What is a subdivision certificate?

A Subdivision Certificate confirms that the local council is satisfied that works relating to a subdivision have been completed in accordance with the relevant development consent. Obtaining a Subdivision Certificate is necessary step before lodging a plan of subdivision with NSW Land Registry Services.


What is an easement?

An easement is the right over someone else’s land and can include a private or public right of way, such as a footpath or access road, or a right to access utilities such as water supply or gas/electricity supply.

How do I know if there are easements on my property?

You can contact the NSW Land Registry Services to check if there are any easements on your property and what the details are. Otherwise, the team at Hones can make enquiries for you.

Can I remove an easement from the title?

If the grantor of the easement agrees, an easement can be removed from the title. Hones Lawyers can assist in documenting any agreement to remove an easement and file it with the Office of Land Titles. An easement can also be removed from the title by the Court if you can prove it is not needed anymore.


What can I do about waste which has been dumped on my land?

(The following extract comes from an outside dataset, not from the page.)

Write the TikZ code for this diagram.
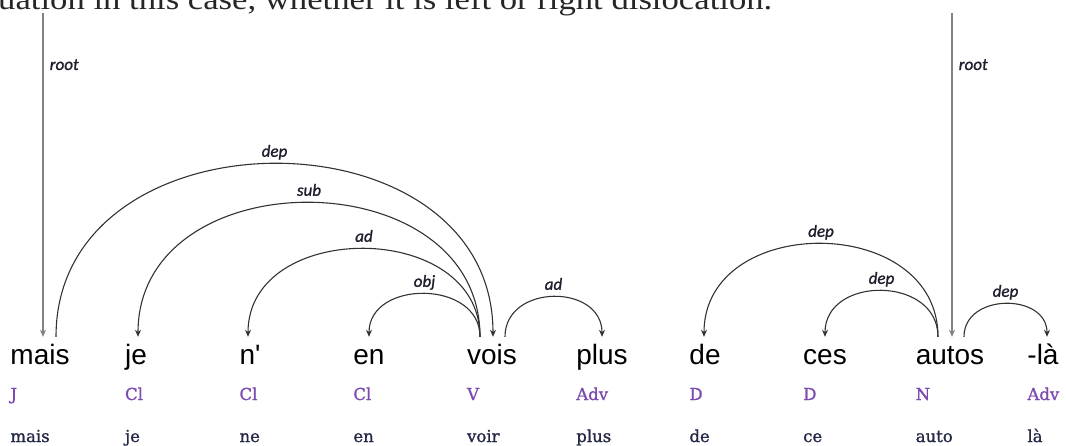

Depending on the type and amount of waste, you can report the offence to your local council, the police or the NSW Environment Protection Agency. You may also want to first investigate the nature of the waste and any contamination can also take action directly against the dumper if you know their identity. If the issue continues, get in touch with the team at Hones Lawyers and we will advise you on the best course of action.

When is an environment protection licence required?

Schedule 1 of the Protection of the Environment Operations Act lists the activities which require a licence to be carried out in NSW. If you need further help, the team at Hones can provide specialist advice and guidance when communicating with the EPA, in preparing licence applications, and advising on licensing requirements.

Can you help review a waste contract?

Waste contracts can be complex and our lawyers are experienced in reviewing and negotiating contracts, waste tenders, as well as assisting with contract disputes.